Short problem: Exactly the lines from the one containing "Clone this chart in matplotlib." through the one containing "plt.rcParams['font.family'] = ['Noto" are to be returned, please, without any pictures.

Data provided:
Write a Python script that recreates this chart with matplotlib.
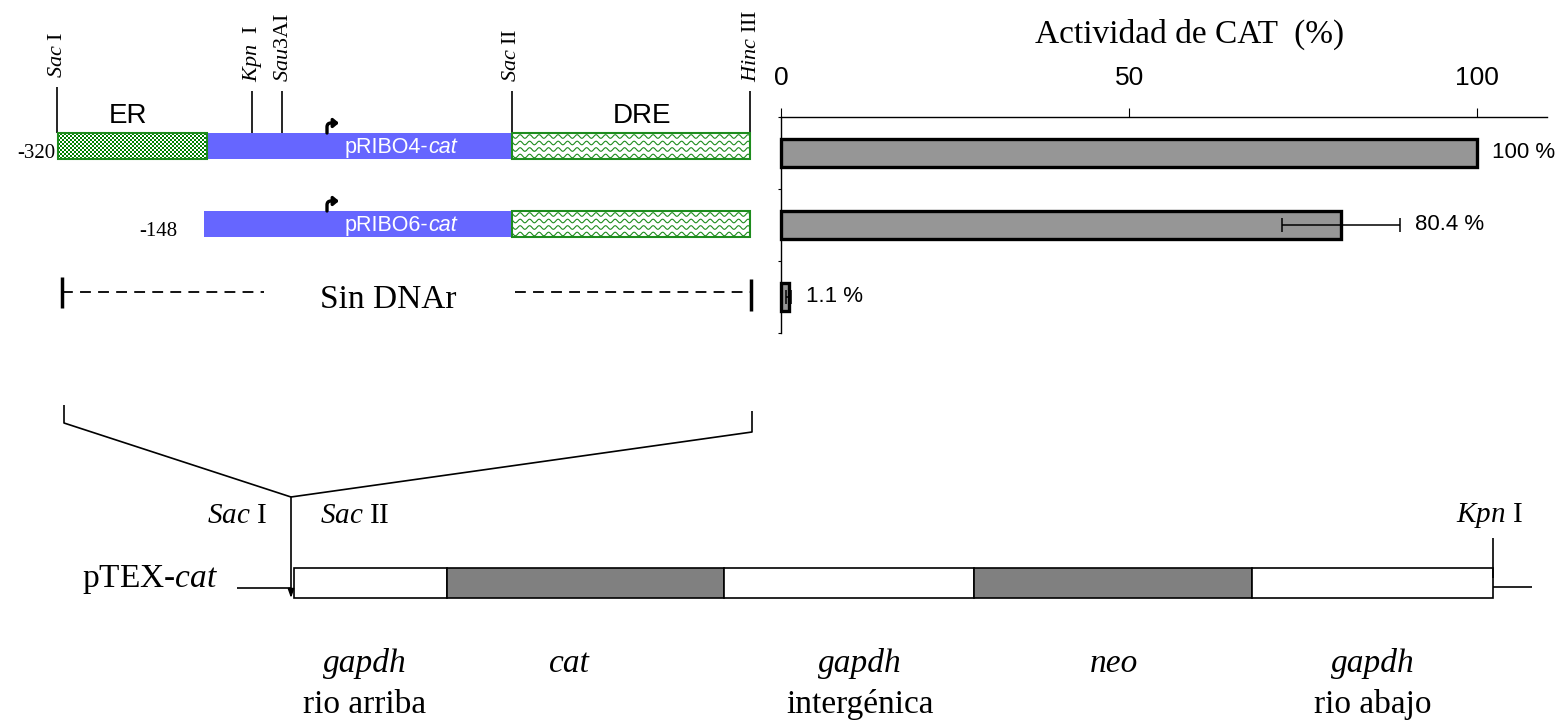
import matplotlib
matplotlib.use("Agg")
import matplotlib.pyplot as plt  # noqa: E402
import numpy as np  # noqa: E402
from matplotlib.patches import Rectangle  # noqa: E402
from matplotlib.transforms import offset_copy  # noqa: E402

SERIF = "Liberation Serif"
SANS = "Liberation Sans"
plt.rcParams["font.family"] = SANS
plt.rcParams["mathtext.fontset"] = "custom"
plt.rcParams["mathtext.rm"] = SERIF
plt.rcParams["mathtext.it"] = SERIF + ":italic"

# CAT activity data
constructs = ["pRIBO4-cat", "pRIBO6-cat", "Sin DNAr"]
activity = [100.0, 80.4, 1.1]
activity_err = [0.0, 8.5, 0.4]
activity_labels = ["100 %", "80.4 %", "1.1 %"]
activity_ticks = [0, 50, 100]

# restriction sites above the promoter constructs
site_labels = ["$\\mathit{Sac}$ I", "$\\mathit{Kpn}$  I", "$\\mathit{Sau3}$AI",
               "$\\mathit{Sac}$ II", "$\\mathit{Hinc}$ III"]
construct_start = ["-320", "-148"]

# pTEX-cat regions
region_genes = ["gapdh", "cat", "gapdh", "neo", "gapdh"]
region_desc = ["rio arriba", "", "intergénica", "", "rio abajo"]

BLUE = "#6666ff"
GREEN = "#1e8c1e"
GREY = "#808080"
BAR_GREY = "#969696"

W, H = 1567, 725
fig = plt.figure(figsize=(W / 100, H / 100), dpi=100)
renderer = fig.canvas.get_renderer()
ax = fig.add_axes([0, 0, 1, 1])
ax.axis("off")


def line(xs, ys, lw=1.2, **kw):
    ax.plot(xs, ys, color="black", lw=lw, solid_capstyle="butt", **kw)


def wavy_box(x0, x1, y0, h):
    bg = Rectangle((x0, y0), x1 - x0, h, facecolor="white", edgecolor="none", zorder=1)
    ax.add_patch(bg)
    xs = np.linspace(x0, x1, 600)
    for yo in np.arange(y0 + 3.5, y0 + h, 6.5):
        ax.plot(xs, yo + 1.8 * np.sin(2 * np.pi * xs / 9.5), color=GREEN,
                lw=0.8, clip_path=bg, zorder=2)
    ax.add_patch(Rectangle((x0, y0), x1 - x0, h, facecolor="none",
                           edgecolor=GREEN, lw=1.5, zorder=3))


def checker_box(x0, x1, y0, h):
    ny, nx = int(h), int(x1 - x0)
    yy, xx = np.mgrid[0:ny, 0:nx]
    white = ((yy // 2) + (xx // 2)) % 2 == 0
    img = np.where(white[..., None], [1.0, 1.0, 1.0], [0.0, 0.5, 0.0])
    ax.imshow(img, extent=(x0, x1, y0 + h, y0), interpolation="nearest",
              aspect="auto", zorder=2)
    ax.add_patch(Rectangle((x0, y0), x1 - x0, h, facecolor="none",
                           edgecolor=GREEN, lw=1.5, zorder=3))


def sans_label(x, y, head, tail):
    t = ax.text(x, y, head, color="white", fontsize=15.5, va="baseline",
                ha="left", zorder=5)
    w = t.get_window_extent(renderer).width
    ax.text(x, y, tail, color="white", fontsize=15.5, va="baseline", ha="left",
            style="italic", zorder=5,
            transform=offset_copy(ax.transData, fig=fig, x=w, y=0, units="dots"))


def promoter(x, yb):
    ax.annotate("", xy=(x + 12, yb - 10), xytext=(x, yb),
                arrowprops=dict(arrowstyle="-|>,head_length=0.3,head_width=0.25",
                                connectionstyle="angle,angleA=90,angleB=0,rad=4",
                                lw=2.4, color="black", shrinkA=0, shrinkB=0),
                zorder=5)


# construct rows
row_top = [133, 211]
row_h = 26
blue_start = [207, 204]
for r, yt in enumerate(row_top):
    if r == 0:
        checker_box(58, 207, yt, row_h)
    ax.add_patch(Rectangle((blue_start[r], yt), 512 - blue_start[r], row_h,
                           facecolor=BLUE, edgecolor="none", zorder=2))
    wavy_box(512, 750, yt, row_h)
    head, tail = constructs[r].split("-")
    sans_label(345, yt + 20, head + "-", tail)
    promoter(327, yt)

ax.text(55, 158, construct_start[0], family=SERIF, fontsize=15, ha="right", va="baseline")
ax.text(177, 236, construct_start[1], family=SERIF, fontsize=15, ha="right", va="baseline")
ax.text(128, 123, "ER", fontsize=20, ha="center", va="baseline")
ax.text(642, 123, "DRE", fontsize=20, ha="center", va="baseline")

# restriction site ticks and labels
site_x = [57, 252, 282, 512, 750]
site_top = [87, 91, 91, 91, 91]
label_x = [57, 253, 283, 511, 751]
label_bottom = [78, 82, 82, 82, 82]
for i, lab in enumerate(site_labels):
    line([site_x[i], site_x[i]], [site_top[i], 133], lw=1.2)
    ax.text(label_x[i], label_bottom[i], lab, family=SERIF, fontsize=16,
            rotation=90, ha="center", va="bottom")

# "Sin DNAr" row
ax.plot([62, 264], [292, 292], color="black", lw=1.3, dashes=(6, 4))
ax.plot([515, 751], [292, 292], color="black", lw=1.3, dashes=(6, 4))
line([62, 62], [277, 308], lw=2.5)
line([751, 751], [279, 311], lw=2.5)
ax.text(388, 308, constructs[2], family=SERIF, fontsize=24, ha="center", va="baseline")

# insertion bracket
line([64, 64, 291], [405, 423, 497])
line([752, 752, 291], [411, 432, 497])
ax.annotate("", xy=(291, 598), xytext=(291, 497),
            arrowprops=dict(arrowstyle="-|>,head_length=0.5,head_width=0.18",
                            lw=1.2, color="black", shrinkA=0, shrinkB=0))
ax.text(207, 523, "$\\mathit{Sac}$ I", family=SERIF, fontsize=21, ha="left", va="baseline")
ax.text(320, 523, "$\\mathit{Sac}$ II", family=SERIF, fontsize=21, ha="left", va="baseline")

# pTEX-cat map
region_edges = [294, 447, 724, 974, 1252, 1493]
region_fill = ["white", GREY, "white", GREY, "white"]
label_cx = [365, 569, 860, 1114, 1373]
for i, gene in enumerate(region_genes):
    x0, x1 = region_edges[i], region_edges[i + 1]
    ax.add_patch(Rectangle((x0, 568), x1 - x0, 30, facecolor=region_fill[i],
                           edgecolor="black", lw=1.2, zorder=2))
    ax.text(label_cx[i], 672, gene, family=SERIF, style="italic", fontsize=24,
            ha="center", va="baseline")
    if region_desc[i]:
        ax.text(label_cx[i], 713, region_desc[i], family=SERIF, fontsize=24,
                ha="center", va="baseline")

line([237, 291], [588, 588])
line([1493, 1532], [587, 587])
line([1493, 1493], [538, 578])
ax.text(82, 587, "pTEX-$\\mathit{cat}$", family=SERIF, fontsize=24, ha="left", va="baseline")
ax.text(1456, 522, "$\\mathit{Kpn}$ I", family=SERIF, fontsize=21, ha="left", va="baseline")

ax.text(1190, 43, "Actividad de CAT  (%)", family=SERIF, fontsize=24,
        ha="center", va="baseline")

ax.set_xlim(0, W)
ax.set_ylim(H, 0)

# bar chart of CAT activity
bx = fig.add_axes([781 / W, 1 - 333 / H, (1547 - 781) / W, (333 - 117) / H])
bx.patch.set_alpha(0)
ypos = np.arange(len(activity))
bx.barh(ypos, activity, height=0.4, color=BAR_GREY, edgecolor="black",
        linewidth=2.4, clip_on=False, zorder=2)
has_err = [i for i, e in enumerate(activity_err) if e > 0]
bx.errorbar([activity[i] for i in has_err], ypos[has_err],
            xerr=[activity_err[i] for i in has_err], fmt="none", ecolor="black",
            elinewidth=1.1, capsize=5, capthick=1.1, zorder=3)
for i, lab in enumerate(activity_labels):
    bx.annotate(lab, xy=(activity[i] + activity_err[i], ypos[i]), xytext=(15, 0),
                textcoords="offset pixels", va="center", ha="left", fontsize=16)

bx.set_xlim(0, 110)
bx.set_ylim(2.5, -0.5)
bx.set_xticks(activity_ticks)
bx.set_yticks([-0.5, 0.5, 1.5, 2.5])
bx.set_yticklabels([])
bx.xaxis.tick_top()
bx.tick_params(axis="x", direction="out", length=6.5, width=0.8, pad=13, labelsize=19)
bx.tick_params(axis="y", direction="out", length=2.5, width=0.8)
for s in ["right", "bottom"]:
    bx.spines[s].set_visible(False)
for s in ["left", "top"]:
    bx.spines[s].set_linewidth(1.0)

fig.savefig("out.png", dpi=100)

---

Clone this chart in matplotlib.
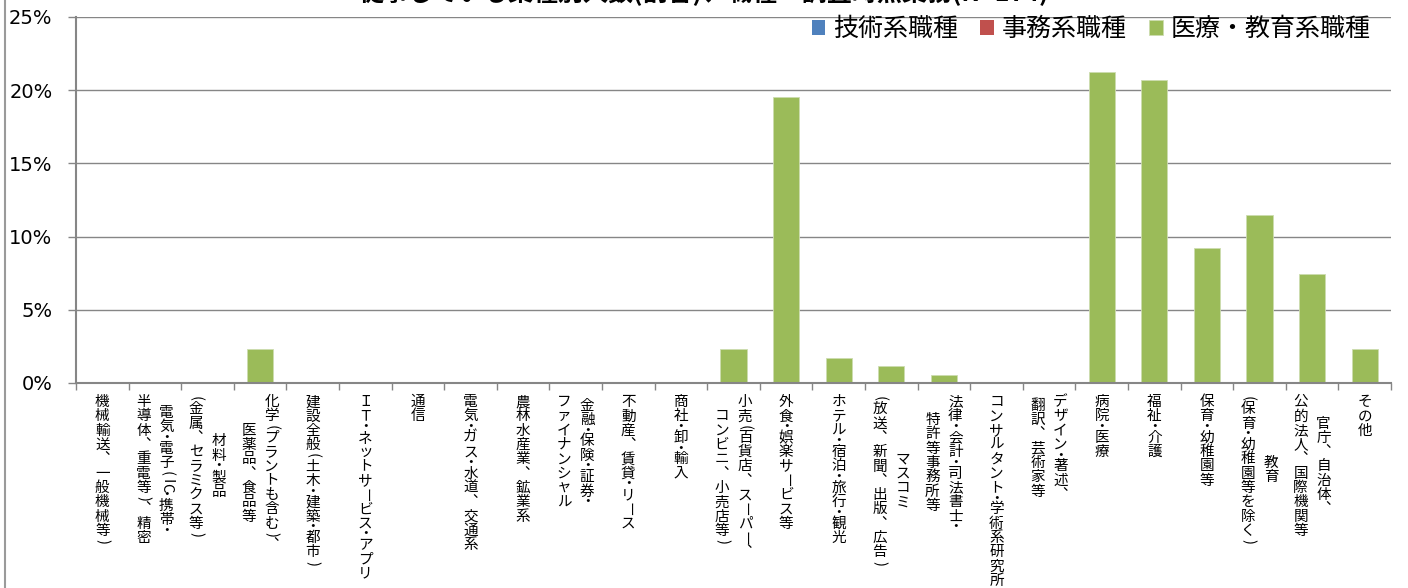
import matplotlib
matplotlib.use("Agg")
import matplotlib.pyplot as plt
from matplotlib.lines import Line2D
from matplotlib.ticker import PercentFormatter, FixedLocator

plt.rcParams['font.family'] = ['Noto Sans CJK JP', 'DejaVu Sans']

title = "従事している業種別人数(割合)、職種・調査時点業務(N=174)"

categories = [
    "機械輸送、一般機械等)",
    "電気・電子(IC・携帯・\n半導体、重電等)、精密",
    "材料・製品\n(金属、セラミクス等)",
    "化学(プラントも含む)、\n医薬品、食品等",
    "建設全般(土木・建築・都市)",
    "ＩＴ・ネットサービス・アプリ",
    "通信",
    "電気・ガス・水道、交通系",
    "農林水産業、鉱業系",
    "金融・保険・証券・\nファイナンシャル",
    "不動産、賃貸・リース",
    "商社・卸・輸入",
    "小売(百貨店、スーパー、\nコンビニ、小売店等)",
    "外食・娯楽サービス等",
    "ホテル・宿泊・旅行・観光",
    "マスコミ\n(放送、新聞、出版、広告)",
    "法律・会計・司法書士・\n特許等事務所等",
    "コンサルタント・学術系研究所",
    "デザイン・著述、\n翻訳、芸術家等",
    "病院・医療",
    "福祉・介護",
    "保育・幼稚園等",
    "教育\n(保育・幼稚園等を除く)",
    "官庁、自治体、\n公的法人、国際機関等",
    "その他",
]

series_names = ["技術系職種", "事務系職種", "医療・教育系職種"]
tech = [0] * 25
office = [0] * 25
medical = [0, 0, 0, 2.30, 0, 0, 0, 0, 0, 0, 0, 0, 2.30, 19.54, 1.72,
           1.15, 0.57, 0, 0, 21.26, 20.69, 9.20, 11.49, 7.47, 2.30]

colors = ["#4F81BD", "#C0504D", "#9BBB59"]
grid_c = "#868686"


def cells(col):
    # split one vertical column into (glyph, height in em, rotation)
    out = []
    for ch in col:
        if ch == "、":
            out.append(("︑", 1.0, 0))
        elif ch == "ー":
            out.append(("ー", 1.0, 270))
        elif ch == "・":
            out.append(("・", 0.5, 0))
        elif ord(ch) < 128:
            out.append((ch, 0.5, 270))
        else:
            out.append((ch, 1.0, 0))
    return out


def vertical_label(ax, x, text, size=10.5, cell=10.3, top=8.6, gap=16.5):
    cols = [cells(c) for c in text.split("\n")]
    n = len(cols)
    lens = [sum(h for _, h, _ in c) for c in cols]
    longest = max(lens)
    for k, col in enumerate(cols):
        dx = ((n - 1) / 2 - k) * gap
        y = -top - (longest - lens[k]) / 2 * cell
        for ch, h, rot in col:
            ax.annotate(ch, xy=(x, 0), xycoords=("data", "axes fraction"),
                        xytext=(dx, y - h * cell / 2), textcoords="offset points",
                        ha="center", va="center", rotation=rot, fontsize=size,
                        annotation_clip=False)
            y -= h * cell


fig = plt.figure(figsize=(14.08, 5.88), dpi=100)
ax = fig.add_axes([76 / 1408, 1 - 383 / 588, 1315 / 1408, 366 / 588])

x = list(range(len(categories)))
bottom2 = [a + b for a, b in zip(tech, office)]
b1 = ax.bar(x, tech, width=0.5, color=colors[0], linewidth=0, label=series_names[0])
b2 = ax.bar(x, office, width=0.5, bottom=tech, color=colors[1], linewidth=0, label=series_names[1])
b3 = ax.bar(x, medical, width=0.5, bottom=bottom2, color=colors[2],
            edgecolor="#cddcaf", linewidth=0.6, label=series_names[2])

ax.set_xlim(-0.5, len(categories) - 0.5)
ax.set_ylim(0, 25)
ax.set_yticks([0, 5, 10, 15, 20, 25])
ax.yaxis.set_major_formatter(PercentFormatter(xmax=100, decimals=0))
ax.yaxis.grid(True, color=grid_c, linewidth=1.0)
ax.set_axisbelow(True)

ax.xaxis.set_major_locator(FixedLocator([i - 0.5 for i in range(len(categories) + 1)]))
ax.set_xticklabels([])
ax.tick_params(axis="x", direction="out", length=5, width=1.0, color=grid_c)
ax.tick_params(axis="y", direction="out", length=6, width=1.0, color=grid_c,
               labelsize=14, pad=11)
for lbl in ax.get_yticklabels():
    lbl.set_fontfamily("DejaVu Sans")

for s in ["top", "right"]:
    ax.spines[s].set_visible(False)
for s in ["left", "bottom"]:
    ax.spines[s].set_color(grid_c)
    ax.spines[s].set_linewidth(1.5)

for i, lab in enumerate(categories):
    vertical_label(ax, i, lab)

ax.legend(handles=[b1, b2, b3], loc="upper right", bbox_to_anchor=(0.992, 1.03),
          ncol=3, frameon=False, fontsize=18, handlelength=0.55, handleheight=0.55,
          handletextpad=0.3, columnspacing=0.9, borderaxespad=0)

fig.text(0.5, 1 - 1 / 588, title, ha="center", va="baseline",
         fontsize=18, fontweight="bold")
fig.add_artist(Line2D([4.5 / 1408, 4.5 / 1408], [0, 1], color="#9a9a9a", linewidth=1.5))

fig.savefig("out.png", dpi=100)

Task result:
Clone this chart in matplotlib.
import matplotlib
matplotlib.use("Agg")
import matplotlib.pyplot as plt
from matplotlib.lines import Line2D
from matplotlib.ticker import PercentFormatter, FixedLocator

plt.rcParams['font.family'] = ['Noto Sans CJK JP', 'DejaVu Sans']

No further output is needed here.